Made in the UK as part of a deal AIP struck with a British studio, Ligeia also uses exterior shots of an actual abbey. That means there’s a striking contrast between the photography of the abbey exteriors and that of the interiors, shot with the kind of lighting and filled with the kind of knick-knacks we see in Corman’s earlier Poe films. The artificial worlds of the earlier movies become disconcertingly real, as Price and Rowena wander around outside. Then they pass through a doorway, and by the magic of cinema we’re back in a studio on an obvious set. Both outside and inside look fine, but they don’t look like parts of the same whole.

The script, by a young Robert Towne, doesn’t reflect the visual contrast. In some ways it’s a step down from the other films; certainly it has one of the most notorious lines: “not 10 minutes ago I... I tried to kill a stray cat with a cabbage, and all but made love to the Lady Rowena. I succeeded in squashing the cabbage and badly frightening the lady. If only I could lay open my own brain as easily as I did that vegetable, what rot would be freed from its grey leaves?” Price delivers it with no irony, and nearly makes it work. But nobody else plays to the material in quite the same way, delivering instead a matter-of-factness that perhaps looks forward to folk-horror like The Wicker Man rather than back to the Universal horror films.
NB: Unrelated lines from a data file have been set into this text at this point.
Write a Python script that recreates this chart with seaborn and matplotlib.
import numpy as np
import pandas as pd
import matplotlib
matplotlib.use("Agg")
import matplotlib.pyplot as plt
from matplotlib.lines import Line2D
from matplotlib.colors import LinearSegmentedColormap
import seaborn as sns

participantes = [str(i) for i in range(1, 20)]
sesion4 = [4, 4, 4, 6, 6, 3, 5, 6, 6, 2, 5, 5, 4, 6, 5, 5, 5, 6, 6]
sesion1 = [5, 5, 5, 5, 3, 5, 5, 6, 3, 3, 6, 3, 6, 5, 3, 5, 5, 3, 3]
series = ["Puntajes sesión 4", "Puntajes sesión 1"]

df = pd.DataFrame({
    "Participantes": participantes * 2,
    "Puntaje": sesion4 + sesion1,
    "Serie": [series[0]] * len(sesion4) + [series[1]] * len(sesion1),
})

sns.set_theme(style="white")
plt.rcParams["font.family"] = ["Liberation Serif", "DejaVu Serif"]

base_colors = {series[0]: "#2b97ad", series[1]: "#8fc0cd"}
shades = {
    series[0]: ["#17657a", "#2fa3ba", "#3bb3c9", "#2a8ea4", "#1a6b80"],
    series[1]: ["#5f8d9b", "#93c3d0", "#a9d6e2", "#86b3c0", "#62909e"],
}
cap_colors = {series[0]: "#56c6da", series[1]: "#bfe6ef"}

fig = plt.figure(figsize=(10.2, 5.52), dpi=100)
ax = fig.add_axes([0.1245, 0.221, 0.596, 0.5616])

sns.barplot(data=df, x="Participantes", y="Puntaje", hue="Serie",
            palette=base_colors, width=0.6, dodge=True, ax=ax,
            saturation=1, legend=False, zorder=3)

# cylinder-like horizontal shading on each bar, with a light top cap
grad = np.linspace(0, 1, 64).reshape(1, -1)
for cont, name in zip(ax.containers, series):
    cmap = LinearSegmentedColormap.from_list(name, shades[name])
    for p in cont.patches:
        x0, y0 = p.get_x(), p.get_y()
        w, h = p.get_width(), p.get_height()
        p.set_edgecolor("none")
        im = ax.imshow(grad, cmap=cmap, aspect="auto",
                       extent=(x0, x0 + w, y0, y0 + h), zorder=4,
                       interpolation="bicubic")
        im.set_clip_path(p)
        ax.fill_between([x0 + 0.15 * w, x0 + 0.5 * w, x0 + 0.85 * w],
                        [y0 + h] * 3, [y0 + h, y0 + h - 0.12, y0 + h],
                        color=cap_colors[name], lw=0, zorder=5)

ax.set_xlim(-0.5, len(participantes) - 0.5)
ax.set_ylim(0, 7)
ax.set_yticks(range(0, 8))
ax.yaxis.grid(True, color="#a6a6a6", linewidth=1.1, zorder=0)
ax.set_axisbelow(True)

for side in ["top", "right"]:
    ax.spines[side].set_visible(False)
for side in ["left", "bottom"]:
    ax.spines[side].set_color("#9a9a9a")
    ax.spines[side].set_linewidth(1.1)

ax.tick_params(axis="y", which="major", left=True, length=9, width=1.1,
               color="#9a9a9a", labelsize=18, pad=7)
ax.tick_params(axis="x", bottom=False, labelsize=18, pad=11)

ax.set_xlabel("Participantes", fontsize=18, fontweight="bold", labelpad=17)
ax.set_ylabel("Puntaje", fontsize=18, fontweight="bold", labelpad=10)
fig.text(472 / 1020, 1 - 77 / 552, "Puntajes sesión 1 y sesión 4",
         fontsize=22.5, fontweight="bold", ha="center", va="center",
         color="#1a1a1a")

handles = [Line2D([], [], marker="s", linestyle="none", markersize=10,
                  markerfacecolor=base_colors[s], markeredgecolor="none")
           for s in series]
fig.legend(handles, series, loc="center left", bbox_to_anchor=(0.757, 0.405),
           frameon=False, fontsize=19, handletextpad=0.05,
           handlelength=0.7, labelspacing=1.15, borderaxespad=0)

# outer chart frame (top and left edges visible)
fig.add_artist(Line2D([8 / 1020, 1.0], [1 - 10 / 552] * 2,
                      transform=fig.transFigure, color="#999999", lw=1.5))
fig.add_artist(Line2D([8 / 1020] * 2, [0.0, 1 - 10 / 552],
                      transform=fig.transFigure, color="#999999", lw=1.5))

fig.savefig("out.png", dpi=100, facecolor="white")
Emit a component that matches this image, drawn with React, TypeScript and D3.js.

It’s not a bad movie. The exteriors do give a visual richness unlike the other Poe movies. And Fell’s ruined abbey comes alive, mismatched parts and all, as another of the morbid gothic mansions of the Poe cycle. The linkage of Ligeia’s spirit to the architecture of the place works, suggesting a haunted house with an only partially-manifesting ghost. Here as elsewhere in Corman’s Poe films, the real monster is psychology, and the only-partially-repressed dread of necrophilia is more overt than the dread of incest in The House of Usher. Only four years have given Corman new freedoms to explore.

It’s tempting to see the destruction of the abbey at the end as symbolizing in some way the end of the Poe cycle. That’d be wrong. Corman was bringing personal concerns to commercial filmmaking, and doing a good job of it, but wasn’t creating a consciously-shaped series. Almost every film ends with the destruction of a massive edifice, or the death of Price, or both at once. Everything’s annihilated at the end of one film and is reborn for the start of the next.

But if you watch through the eight Poe films, there’s a sense of gravity and finality about Ligeia. It looks and feels different from the other movies. Other ways of filmmaking are crashing in on the isolated artificial settings. In only four years approaches to making budget-conscious horror films had changed. Corman’s Poe films could only have been made in the moment they were, when audiences were prepared to accept the conventions they used. They’re good enough to make the conventions work, though, even for viewers not born when they first came out. Like all good horror movies, they never die, but remain, undead, haunting the respectable canon of film art with things that can’t be said in any other way.